### Objective
Return the lines that follow, exactly as they appear, from the first through the one containing "s.set_linewidth(1.5)"; no pictures are to be included.

### Dataset excerpt
* START *

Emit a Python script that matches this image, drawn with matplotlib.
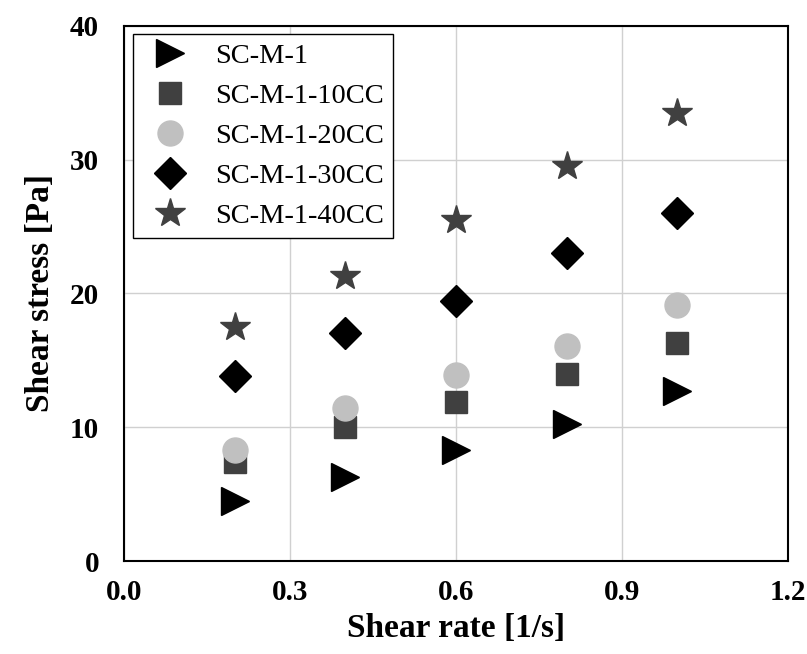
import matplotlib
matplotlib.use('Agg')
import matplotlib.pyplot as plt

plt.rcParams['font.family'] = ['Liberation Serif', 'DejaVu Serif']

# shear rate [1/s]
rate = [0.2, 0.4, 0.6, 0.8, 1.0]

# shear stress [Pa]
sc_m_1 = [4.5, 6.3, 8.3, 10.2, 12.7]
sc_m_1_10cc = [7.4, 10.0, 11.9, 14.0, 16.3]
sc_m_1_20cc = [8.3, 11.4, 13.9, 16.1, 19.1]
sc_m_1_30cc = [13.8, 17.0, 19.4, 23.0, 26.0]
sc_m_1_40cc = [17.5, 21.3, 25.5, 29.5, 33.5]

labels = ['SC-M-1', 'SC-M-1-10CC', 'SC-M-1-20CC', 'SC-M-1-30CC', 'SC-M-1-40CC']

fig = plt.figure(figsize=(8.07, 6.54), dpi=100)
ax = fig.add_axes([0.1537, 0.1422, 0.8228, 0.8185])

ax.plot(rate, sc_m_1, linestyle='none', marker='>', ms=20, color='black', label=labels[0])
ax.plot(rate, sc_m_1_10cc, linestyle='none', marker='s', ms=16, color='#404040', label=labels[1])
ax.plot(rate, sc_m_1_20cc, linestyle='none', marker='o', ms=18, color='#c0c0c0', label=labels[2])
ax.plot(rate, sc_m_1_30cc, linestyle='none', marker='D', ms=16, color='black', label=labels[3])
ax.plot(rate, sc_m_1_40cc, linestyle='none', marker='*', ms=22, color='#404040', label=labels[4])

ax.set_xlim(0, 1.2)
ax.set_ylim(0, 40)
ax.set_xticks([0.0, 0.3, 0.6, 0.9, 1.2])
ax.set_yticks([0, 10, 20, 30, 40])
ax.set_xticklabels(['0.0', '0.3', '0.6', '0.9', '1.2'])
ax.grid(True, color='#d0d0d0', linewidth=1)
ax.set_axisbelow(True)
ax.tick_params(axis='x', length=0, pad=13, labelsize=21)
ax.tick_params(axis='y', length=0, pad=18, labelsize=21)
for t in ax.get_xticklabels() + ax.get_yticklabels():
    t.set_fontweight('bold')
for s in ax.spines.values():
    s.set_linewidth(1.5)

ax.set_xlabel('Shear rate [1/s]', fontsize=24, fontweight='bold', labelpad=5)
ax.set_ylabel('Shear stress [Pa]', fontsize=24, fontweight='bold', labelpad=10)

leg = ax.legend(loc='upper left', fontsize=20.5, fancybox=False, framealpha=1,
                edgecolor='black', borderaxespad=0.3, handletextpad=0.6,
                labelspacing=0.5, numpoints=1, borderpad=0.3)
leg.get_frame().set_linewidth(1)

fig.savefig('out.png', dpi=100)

* END *

### Worked solution
Emit a Python script that matches this image, drawn with matplotlib.
import matplotlib
matplotlib.use('Agg')
import matplotlib.pyplot as plt

plt.rcParams['font.family'] = ['Liberation Serif', 'DejaVu Serif']

# shear rate [1/s]
rate = [0.2, 0.4, 0.6, 0.8, 1.0]

# shear stress [Pa]
sc_m_1 = [4.5, 6.3, 8.3, 10.2, 12.7]
sc_m_1_10cc = [7.4, 10.0, 11.9, 14.0, 16.3]
sc_m_1_20cc = [8.3, 11.4, 13.9, 16.1, 19.1]
sc_m_1_30cc = [13.8, 17.0, 19.4, 23.0, 26.0]
sc_m_1_40cc = [17.5, 21.3, 25.5, 29.5, 33.5]

labels = ['SC-M-1', 'SC-M-1-10CC', 'SC-M-1-20CC', 'SC-M-1-30CC', 'SC-M-1-40CC']

fig = plt.figure(figsize=(8.07, 6.54), dpi=100)
ax = fig.add_axes([0.1537, 0.1422, 0.8228, 0.8185])

ax.plot(rate, sc_m_1, linestyle='none', marker='>', ms=20, color='black', label=labels[0])
ax.plot(rate, sc_m_1_10cc, linestyle='none', marker='s', ms=16, color='#404040', label=labels[1])
ax.plot(rate, sc_m_1_20cc, linestyle='none', marker='o', ms=18, color='#c0c0c0', label=labels[2])
ax.plot(rate, sc_m_1_30cc, linestyle='none', marker='D', ms=16, color='black', label=labels[3])
ax.plot(rate, sc_m_1_40cc, linestyle='none', marker='*', ms=22, color='#404040', label=labels[4])

ax.set_xlim(0, 1.2)
ax.set_ylim(0, 40)
ax.set_xticks([0.0, 0.3, 0.6, 0.9, 1.2])
ax.set_yticks([0, 10, 20, 30, 40])
ax.set_xticklabels(['0.0', '0.3', '0.6', '0.9', '1.2'])
ax.grid(True, color='#d0d0d0', linewidth=1)
ax.set_axisbelow(True)
ax.tick_params(axis='x', length=0, pad=13, labelsize=21)
ax.tick_params(axis='y', length=0, pad=18, labelsize=21)
for t in ax.get_xticklabels() + ax.get_yticklabels():
    t.set_fontweight('bold')
for s in ax.spines.values():
    s.set_linewidth(1.5)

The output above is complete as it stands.